Dubcek's reforms are supported by Cernik, Kriegel and Smrkovsky, and opposed by Kolder, provincial boss Bilak and Presidium Secretary Indra. All agree that they cannot make an armed response against fellow Communists. Outside, a child is shot dead by Soviet troops. At 3.30am, soldiers enter Dubcek's office and place everyone under 'protective custody'. In the morning, Dubcek and supporters, including Kriegel and Smrkovsky, are taken away. A factory siren announces a strike in protest at the occupation. At 10pm, Mlynar and the remaining office captives are released. Dubcek, Cernik, Kriegel and Smrkovsky are held at various KGB posts. Smrkovsky fears he is to be killed. The 14th Congress, held in secret with 1,100 delegates, supports Dubcek.
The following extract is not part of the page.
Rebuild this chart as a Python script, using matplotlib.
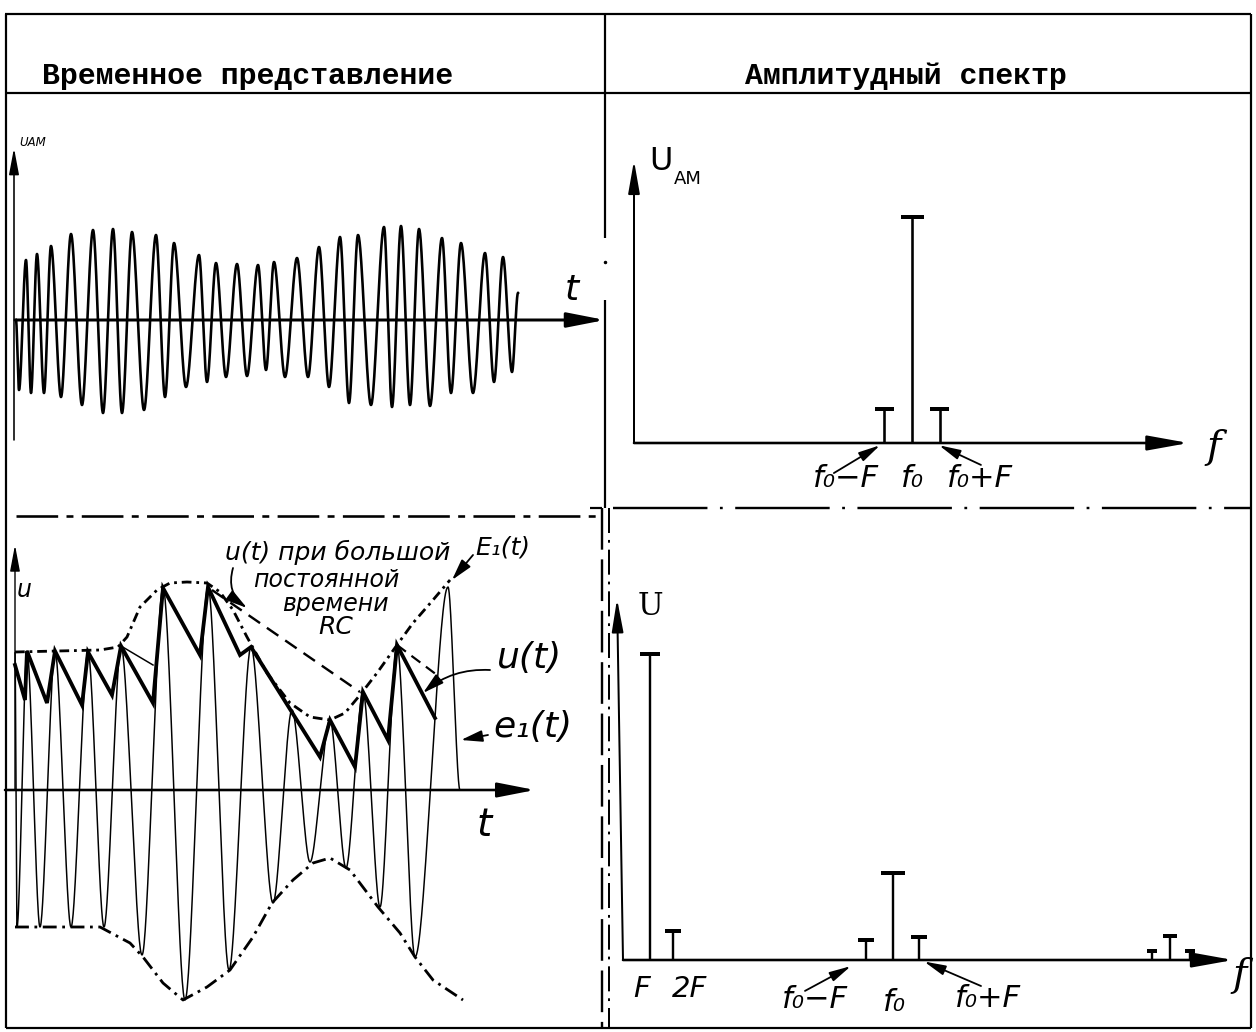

At the Soviet embassy, Party members including Mlynar meet the Soviet ambassador, who suggests that they form a new Government rather than wait for Dubcek. Most agree, with Bilak replacing Dubcek. However, on 22 August, President Svoboda refuses his consent. He flies to Moscow to talk with Brezhnev. Dubcek is called to Moscow, and insists that his colleagues are brought for negotiations.

By 25 August, the Soviet Union has failed to set up a collaborationist government in Prague or to break Dubcek or Svoboda in Moscow, and Indra's revolutionary tribunal has been abandoned. Presidium members gather at the Kremlin. Dubcek collapsed soon after his arrival and is ill. Mlynar informs him of his popular support. Mlynar learns that, before his arrival, the delegation agreed to annul the 14th Congress. Vice President Husak argues that popular support is irrelevant, as the Soviets will not leave until Czechoslovakia is normalised. Mlynar argues that, since the Soviets have been forced to negotiate, the delegation should call for troop withdrawal and the continuation of reforms. Bilak asks whether Mlynar wants civil war.

Mlynar drafts a statement which is partly critical of the Prague Spring while denying that it was counter-revolutionary, and which does not legitimise the invasion but empathises with the Soviets' perceived need to invade. Dismissing this statement as provocation, the Soviets propose a text justifying military intervention to prevent counter-revolution, maintaining the occupation and purging reformers. The delegates, realising that signing this draft will betray the Prague Spring, painstakingly achieve tiny changes, but Mlynar observes that this makes them co-authors of their own destruction.

The delegates agree to sign, to avoid bloodshed and to return to their families. They argue with Mlynar, who refuses to sign as a matter of integrity. Smrkovsky insists that, given collective responsibility, the delegates could still achieve reforms, which was preferable to the military government that would take over if they refused to sign. Mlynar agrees to sign. Kriegel arrives, and refuses to sign; having been brought as a prisoner, he tells the others that they are fooling themselves.

At the signing ceremony, Brezhnev regrets being forced to invade. Dubcek insists that his reforms would strengthen socialism, which disappoints Brezhnev, who notes that even he must refer policy documents. Czechoslovakia belongs to the Soviet Union, as the United States acknowledged two days before the invasion while agreeing not to intervene. Dubcek will not sign. Brezhnev storms out. Svoboda apologises and they meet again later. Dubcek refuses to sign, but signs after being sedated. Both sides shake hands. Nobody speaks on the plane back to Prague.

The Party annulled the Congress, reintroduced censorship, banned opposition groups and abandoned reform. The soldiers' presence became permanent. Dubcek was removed in April 1969, and Kriegel and Smrkovsky were expelled and have since died. Bilak became the party's ideologist, Cernik denounced Dubcek, Husak took over from Dubcek, expelled half a million of his supporters and became President in 1975. Mlynar resigned two months after the negotiations, organised Charter 77 and has since emigrated to Vienna.

Six years after the negotiations, Dubcek and his wife attend the theatre on a rare outing while under house arrest. Fellow audience members give them a passionate ovation.